Entsiegeln als Vorsorge und Bestandsschutz

„Ein funktionierendes Ökosystem ist die Basis unseres Wirtschaftssystems“, sagt Walch. Das haben unter anderem die verheerenden Überschwemmungen im Sommer 2021 in Deutschland vom Ahrtal bis ins südliche Ruhrgebiet gezeigt. Das Bewusstsein, dass Entsiegeln eine wichtige Rolle spielt, um die Auswirkungen der Klimaerwärmung abzupuffern, ist in vielen Städten vorhanden. Die Stadtregierungen in Bremen, Hannover, Osnabrück und anderen unterstützen Privatleute beim Entsiegeln ihrer privaten Flächen. Laut der Sprecherin der Bremer Umweltsenatorin fördert die Hansestadt die Entsiegelung mit durchschnittlich 20 Euro pro Quadratmeter. In den vergangenen Jahren wurden so rund 150 Quadratmeter in Bremen entsiegelt.

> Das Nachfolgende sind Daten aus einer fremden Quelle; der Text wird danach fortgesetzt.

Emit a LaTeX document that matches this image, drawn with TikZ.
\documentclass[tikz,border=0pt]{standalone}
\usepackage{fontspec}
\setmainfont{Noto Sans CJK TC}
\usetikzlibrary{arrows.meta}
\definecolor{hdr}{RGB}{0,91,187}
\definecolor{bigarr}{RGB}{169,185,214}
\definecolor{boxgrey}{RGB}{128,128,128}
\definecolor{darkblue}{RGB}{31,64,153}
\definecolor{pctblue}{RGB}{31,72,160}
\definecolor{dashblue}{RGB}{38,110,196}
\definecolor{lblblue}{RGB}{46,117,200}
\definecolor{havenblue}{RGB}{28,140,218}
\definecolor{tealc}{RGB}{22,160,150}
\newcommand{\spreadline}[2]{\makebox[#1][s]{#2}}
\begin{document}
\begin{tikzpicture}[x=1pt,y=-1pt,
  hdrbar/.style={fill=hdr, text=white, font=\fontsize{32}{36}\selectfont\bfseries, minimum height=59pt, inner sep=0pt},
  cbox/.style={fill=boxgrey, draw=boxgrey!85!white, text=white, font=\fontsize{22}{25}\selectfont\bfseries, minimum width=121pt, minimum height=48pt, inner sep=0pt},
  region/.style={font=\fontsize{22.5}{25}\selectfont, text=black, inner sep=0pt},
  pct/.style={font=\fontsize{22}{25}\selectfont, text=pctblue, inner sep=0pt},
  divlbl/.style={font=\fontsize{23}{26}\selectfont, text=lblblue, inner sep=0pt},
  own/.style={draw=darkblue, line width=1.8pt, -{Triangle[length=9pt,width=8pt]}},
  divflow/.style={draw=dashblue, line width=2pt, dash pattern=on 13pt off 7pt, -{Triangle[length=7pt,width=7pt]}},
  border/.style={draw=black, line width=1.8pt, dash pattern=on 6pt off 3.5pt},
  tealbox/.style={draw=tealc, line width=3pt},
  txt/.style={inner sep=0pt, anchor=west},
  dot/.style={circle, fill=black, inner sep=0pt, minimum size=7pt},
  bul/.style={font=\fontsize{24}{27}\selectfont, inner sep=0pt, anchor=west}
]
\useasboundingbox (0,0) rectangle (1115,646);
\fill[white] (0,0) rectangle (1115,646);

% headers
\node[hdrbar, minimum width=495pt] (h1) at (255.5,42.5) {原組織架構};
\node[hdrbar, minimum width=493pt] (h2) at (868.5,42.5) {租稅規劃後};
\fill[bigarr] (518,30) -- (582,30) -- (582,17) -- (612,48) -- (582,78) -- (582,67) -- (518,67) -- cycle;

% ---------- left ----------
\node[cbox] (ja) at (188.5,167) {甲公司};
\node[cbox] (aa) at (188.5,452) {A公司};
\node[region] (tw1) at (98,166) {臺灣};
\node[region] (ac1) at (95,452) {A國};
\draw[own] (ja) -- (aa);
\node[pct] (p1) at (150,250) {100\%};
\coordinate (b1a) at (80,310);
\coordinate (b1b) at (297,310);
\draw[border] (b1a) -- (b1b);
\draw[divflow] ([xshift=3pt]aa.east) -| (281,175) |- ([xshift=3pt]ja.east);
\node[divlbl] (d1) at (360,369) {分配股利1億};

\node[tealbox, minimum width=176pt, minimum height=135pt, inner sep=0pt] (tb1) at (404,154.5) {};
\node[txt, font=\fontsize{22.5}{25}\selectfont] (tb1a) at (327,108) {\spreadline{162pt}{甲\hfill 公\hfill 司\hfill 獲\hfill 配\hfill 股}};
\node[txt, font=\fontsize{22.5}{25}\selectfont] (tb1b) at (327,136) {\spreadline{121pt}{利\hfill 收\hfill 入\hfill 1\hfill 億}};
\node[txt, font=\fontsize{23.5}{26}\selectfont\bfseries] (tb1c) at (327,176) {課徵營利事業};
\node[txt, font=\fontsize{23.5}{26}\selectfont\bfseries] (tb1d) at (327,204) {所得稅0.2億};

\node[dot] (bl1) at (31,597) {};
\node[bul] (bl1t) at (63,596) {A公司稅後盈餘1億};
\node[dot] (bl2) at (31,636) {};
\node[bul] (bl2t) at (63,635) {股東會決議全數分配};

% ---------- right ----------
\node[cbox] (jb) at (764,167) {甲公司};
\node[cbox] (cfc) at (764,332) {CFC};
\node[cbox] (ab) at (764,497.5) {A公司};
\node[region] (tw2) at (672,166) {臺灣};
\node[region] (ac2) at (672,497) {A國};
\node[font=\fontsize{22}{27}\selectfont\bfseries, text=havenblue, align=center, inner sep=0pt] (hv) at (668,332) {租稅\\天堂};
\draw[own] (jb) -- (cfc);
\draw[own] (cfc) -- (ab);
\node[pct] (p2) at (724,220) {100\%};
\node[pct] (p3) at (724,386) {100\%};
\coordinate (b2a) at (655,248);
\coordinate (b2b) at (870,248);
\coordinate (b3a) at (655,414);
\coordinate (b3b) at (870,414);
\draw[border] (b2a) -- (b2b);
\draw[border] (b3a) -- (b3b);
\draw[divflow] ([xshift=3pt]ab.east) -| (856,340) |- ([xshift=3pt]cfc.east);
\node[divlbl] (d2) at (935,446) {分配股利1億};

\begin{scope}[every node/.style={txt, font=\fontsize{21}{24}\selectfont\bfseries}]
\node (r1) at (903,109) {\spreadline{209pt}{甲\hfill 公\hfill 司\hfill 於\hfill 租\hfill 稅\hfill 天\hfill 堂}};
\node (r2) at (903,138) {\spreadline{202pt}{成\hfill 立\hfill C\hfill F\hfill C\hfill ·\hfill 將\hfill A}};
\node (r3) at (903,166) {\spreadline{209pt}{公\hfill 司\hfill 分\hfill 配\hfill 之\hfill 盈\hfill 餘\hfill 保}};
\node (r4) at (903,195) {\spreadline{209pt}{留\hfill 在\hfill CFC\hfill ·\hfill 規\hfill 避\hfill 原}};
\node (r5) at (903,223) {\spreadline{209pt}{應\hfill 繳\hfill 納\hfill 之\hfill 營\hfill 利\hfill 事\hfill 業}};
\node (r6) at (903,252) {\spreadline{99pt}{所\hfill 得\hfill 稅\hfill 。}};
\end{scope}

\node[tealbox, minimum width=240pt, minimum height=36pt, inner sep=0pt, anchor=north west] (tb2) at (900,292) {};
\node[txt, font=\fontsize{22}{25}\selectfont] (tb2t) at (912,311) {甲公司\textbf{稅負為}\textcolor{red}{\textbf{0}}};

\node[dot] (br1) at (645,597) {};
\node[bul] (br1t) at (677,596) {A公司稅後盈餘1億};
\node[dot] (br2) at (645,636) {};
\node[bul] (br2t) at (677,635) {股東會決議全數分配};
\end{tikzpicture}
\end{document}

Weiteres Versiegeln von Flächen stoppen

Jede und jeder kann auf seinem Grundstück etwas unternehmen, sagen die Asphaltknackerinnen. Wichtig ist ihnen, dass das Umdenken bereits bei den Stadt- und Verkehrsplanerïnnen beginnt. Bettina Walch sagt: „Was wir tun, ist ja bloß die zweitbeste Lösung. Am besten ist es, von Anfang an, möglichst wenig Flächen neu zu betonieren oder zu asphaltieren.